*Directions*
Exactly retype the lines from the top of the data through the line containing "yticks = [0, 5, 10, 15, 20, 25]", leaving out every picture.

*Data lines*
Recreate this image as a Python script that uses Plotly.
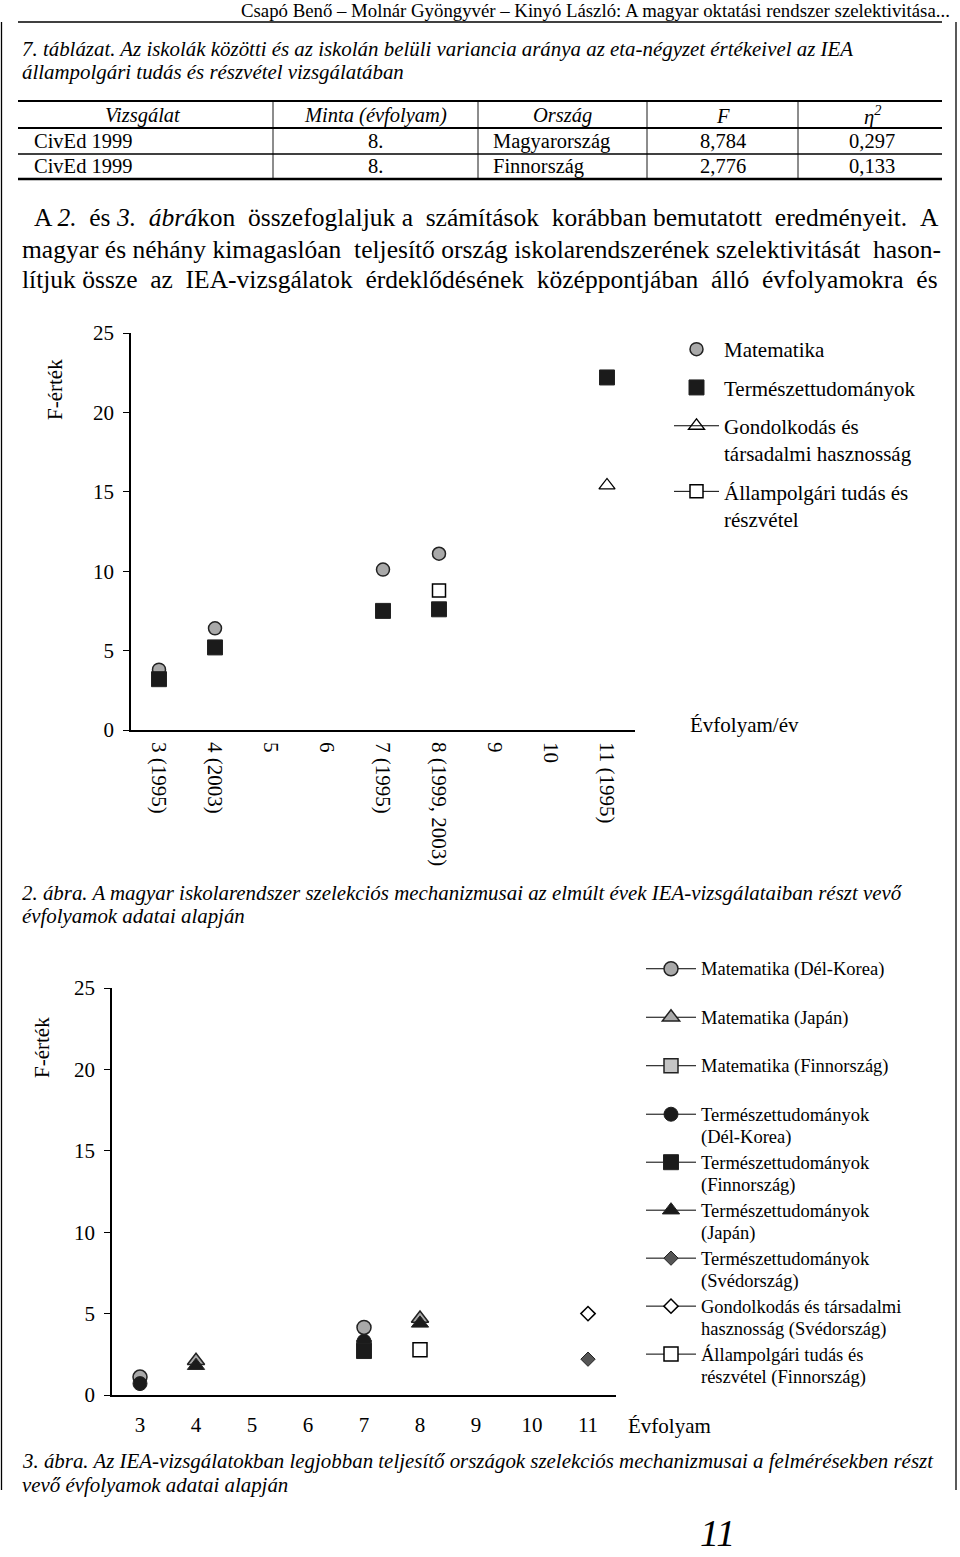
import plotly.graph_objects as go

W, H = 960, 1557
SERIF = "Liberation Serif"

# ---------------- data ----------------
grades = [3, 4, 5, 6, 7, 8, 9, 10, 11]
ticktext_fig2 = ["3 (1995)", "4 (2003)", "5", "6", "7 (1995)", "8 (1999, 2003)", "9", "10", "11 (1995)"]
ticktext_fig3 = ["3", "4", "5", "6", "7", "8", "9", "10", "11"]

# Figure 2 (Hungary)
hu_math = [3.8, 6.4, None, None, 10.1, 11.1, None, None, None]
hu_sci = [3.2, 5.2, None, None, 7.5, 7.6, None, None, 22.2]
hu_think = [None, None, None, None, None, None, None, None, 15.4]
hu_civic = [None, None, None, None, None, 8.784, None, None, None]

# Figure 3 (top performing countries)
kr_math = [1.1, None, None, None, 4.15, None, None, None, None]
jp_math = [None, 2.1, None, None, None, 4.7, None, None, None]
fi_math = [None, None, None, None, 2.9, None, None, None, None]
kr_sci = [0.7, None, None, None, 3.3, None, None, None, None]
fi_sci = [None, None, None, None, 2.7, None, None, None, None]
jp_sci = [None, 1.8, None, None, None, 4.4, None, None, None]
se_sci = [None, None, None, None, None, None, None, None, 2.2]
se_think = [None, None, None, None, None, None, None, None, 5.0]
fi_civic = [None, None, None, None, None, 2.776, None, None, None]

yticks = [0, 5, 10, 15, 20, 25]

# table
table_head = ["Vizsgálat", "Minta (évfolyam)", "Ország", "F", "η<sup>2</sup>"]
table_rows = [
    ["CivEd 1999", "8.", "Magyarország", "8,784", "0,297"],
    ["CivEd 1999", "8.", "Finnország", "2,776", "0,133"],
]


def X(px):
    return px / W


def Y(py):
    return 1 - py / H


fig = go.Figure()

GRAY = "#a9a9a9"
DARK = "#1b1b1b"
OUT = "#222222"

# ---------- chart 1 traces ----------
fig.add_trace(go.Scatter(x=grades, y=hu_math, mode="markers", name="Matematika",
                         marker=dict(symbol="circle", size=13, color=GRAY, line=dict(color=OUT, width=1.5)),
                         xaxis="x", yaxis="y", legend="legend", legendgroup="a1"))
fig.add_trace(go.Scatter(x=grades, y=hu_sci, mode="markers", name="Természettudományok",
                         marker=dict(symbol="square", size=15, color=DARK, line=dict(color=OUT, width=1)),
                         xaxis="x", yaxis="y", legend="legend", legendgroup="a2"))
fig.add_trace(go.Scatter(x=grades, y=hu_think, mode="lines+markers", name="Gondolkodás és<br>társadalmi hasznosság",
                         line=dict(color="black", width=1),
                         marker=dict(symbol="triangle-up-open", size=14, color="black", line=dict(width=1.3)),
                         xaxis="x", yaxis="y", legend="legend", legendgroup="a3"))
fig.add_trace(go.Scatter(x=grades, y=hu_civic, mode="lines+markers", name="Állampolgári tudás és<br>részvétel",
                         line=dict(color="black", width=1),
                         marker=dict(symbol="square", size=13, color="white", line=dict(color="black", width=1.5)),
                         xaxis="x", yaxis="y", legend="legend", legendgroup="a4"))

# ---------- chart 2 traces ----------
ln = dict(color="black", width=1)
series2 = [
    (kr_math, "Matematika (Dél-Korea)", dict(symbol="circle", size=14, color=GRAY, line=dict(color=OUT, width=1.5)), "b1"),
    (jp_math, "Matematika (Japán)", dict(symbol="triangle-up", size=15, color=GRAY, line=dict(color=OUT, width=1.5)), "b2"),
    (fi_math, "Matematika (Finnország)", dict(symbol="square", size=14, color="#c4c4c4", line=dict(color=OUT, width=1.5)), "b3"),
    (kr_sci, "Természettudományok<br>(Dél-Korea)", dict(symbol="circle", size=14, color=DARK, line=dict(color=OUT, width=1)), "b4"),
    (fi_sci, "Természettudományok<br>(Finnország)", dict(symbol="square", size=15, color=DARK, line=dict(color=OUT, width=1)), "b4"),
    (jp_sci, "Természettudományok<br>(Japán)", dict(symbol="triangle-up", size=15, color=DARK, line=dict(color=OUT, width=1)), "b4"),
    (se_sci, "Természettudományok<br>(Svédország)", dict(symbol="diamond", size=11, color="#555555", line=dict(color=OUT, width=1)), "b4"),
    (se_think, "Gondolkodás és társadalmi<br>hasznosság (Svédország)", dict(symbol="diamond", size=11, color="white", line=dict(color="black", width=1.5)), "b4"),
    (fi_civic, "Állampolgári tudás és<br>részvétel (Finnország)", dict(symbol="square", size=14, color="white", line=dict(color="black", width=1.5)), "b4"),
]


def big(s):
    return "<br>".join('<span style="font-size:18.5px">' + p + "</span>" for p in s.split("<br>"))


for vals, name, mk, grp in series2:
    fig.add_trace(go.Scatter(x=grades, y=vals, mode="lines+markers", name=big(name), connectgaps=False,
                             line=ln, marker=mk, xaxis="x2", yaxis="y2",
                             legend="legend2", legendgroup=grp))

axis_common = dict(showgrid=False, zeroline=False, showline=True, linecolor="black", linewidth=1.6,
                   tickfont=dict(family=SERIF, size=21, color="black"))

fig.update_layout(
    width=W, height=H, margin=dict(l=0, r=0, t=0, b=0, pad=0, autoexpand=False),
    paper_bgcolor="white", plot_bgcolor="white",
    font=dict(family=SERIF, color="black"),
    xaxis=dict(domain=[X(131), X(635)], range=[2.5, 11.5], tickvals=grades, ticktext=ticktext_fig2,
               tickangle=90, ticks="", anchor="y", ticklabelstandoff=6, **axis_common),
    yaxis=dict(domain=[Y(730), Y(333)], range=[0, 25], tickvals=yticks, ticks="outside", ticklen=6,
               tickcolor="black", anchor="x", ticklabelstandoff=5, **axis_common),
    xaxis2=dict(domain=[X(112), X(616)], range=[2.5, 11.5], tickvals=grades, ticktext=ticktext_fig3,
                ticks="", anchor="y2", ticklabelstandoff=10, **axis_common),
    yaxis2=dict(domain=[Y(1395), Y(988)], range=[0, 25], tickvals=yticks, ticks="outside", ticklen=6,
                tickcolor="black", anchor="x2", ticklabelstandoff=5, **axis_common),
    legend=dict(x=X(669), y=Y(329), xanchor="left", yanchor="top", traceorder="grouped",
                tracegroupgap=8, valign="top", itemwidth=45, bgcolor="rgba(0,0,0,0)",
                font=dict(family=SERIF, size=21, color="black")),
    legend2=dict(x=X(641), y=Y(951), xanchor="left", yanchor="top", traceorder="grouped",
                 tracegroupgap=23, valign="top", itemwidth=50, bgcolor="rgba(0,0,0,0)",
                 font=dict(family=SERIF, size=17.3, color="black")),
    showlegend=True,
)

ann = []


def text(px, py, s, size, anchor="left", italic=False, angle=0, yanchor="middle"):
    if italic:
        s = "<i>" + s + "</i>"
    ann.append(dict(x=X(px), y=Y(py), xref="paper", yref="paper", text=s, showarrow=False,
                    xanchor=anchor, yanchor=yanchor, textangle=angle,
                    font=dict(family=SERIF, size=size, color="black")))


def spread(line, n):
    """Approximate justified text by adding n non-breaking spaces evenly over the gaps."""
    words = line.split(" ")
    gaps = len(words) - 1
    out = words[0]
    for i in range(gaps):
        k = (n * (i + 1)) // gaps - (n * i) // gaps
        out += " " + "&nbsp;" * k + words[i + 1]
    return out


# header
text(952, 11, "Csapó Benő – Molnár Gyöngyvér – Kinyó László: A magyar oktatási rendszer szelektivitása...", 18.8, anchor="right")
# table caption
text(20, 49, "7. táblázat. Az iskolák közötti és az iskolán belüli variancia aránya az eta-négyzet értékeivel az IEA", 20.9, italic=True)
text(20, 72, "állampolgári tudás és részvétel vizsgálatában", 20.9, italic=True)

# table
col_centers = [143, 375, 562, 723, 872]
row_y = [141.5, 166.5]
head_y = 116
for c, h in zip(col_centers, table_head):
    text(c, head_y, h, 20.5, anchor="center", italic=True)
for ry, row in zip(row_y, table_rows):
    text(32, ry, row[0], 20.5)
    text(375, ry, row[1], 20.5, anchor="center")
    text(491, ry, row[2], 20.5)
    text(723, ry, row[3], 20.5, anchor="center")
    text(872, ry, row[4], 20.5, anchor="center")

# body paragraph
text(32, 217, spread("A <i>2.</i> és <i>3.</i> <i>ábrá</i>kon összefoglaljuk a számítások korábban bemutatott eredményeit. A", 7), 25.5)
text(20, 249, spread("magyar és néhány kimagaslóan teljesítő ország iskolarendszerének szelektivitását hason-", 2), 25.5)
text(20, 280, spread("lítjuk össze az IEA-vizsgálatok érdeklődésének középpontjában álló évfolyamokra és", 7), 25.5)

# chart 1 extras
text(55, 390, "F-érték", 21, anchor="center", angle=-90)
text(688, 725, "Évfolyam/év", 21)

# caption 2
text(20, 893, "2. ábra. A magyar iskolarendszer szelekciós mechanizmusai az elmúlt évek IEA-vizsgálataiban részt vevő", 20.9, italic=True)
text(20, 916, "évfolyamok adatai alapján", 20.9, italic=True)

# chart 2 extras
text(42, 1048, "F-érték", 21, anchor="center", angle=-90)
text(626, 1426, "Évfolyam", 21)

# caption 3
text(20, 1461, "3. ábra. Az IEA-vizsgálatokban legjobban teljesítő országok szelekciós mechanizmusai a felmérésekben részt", 20.9, italic=True)
text(20, 1485, "vevő évfolyamok adatai alapján", 20.9, italic=True)

# page number (kept fully inside the page)
text(717, 1556, "11", 38, anchor="center", italic=True, yanchor="bottom")

fig.update_layout(annotations=ann)

shapes = []


def hline(x0, x1, py, w=1.0):
    shapes.append(dict(type="line", xref="paper", yref="paper", x0=X(x0), x1=X(x1), y0=Y(py), y1=Y(py),
                       line=dict(color="black", width=w)))


def vline(px, y0, y1, w=1.0):
    shapes.append(dict(type="line", xref="paper", yref="paper", x0=X(px), x1=X(px), y0=Y(y0), y1=Y(y1),
                       line=dict(color="black", width=w)))


hline(18, 942, 22, 1.5)
vline(1.5, 22, 1490, 1.3)
vline(956, 22, 1490, 1.3)
# table lines
hline(18, 942, 101, 2.2)
hline(18, 942, 128, 1.8)
hline(18, 942, 154, 1.4)
hline(18, 942, 179, 2.4)
for cx in [273, 478, 647, 798]:
    vline(cx, 101, 179, 0.9)

fig.update_layout(shapes=shapes)

post = ("document.documentElement.style.margin='0';document.body.style.margin='0';"
        "document.body.style.padding='0';document.documentElement.style.overflow='hidden';"
        "var d=document.getElementById('{plot_id}');d.style.position='absolute';"
        "d.style.left='0px';d.style.top='0px';")
fig.write_html("out.html", post_script=post, config={"displayModeBar": False})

*Correct result*
Recreate this image as a Python script that uses Plotly.
import plotly.graph_objects as go

W, H = 960, 1557
SERIF = "Liberation Serif"

# ---------------- data ----------------
grades = [3, 4, 5, 6, 7, 8, 9, 10, 11]
ticktext_fig2 = ["3 (1995)", "4 (2003)", "5", "6", "7 (1995)", "8 (1999, 2003)", "9", "10", "11 (1995)"]
ticktext_fig3 = ["3", "4", "5", "6", "7", "8", "9", "10", "11"]

# Figure 2 (Hungary)
hu_math = [3.8, 6.4, None, None, 10.1, 11.1, None, None, None]
hu_sci = [3.2, 5.2, None, None, 7.5, 7.6, None, None, 22.2]
hu_think = [None, None, None, None, None, None, None, None, 15.4]
hu_civic = [None, None, None, None, None, 8.784, None, None, None]

# Figure 3 (top performing countries)
kr_math = [1.1, None, None, None, 4.15, None, None, None, None]
jp_math = [None, 2.1, None, None, None, 4.7, None, None, None]
fi_math = [None, None, None, None, 2.9, None, None, None, None]
kr_sci = [0.7, None, None, None, 3.3, None, None, None, None]
fi_sci = [None, None, None, None, 2.7, None, None, None, None]
jp_sci = [None, 1.8, None, None, None, 4.4, None, None, None]
se_sci = [None, None, None, None, None, None, None, None, 2.2]
se_think = [None, None, None, None, None, None, None, None, 5.0]
fi_civic = [None, None, None, None, None, 2.776, None, None, None]

yticks = [0, 5, 10, 15, 20, 25]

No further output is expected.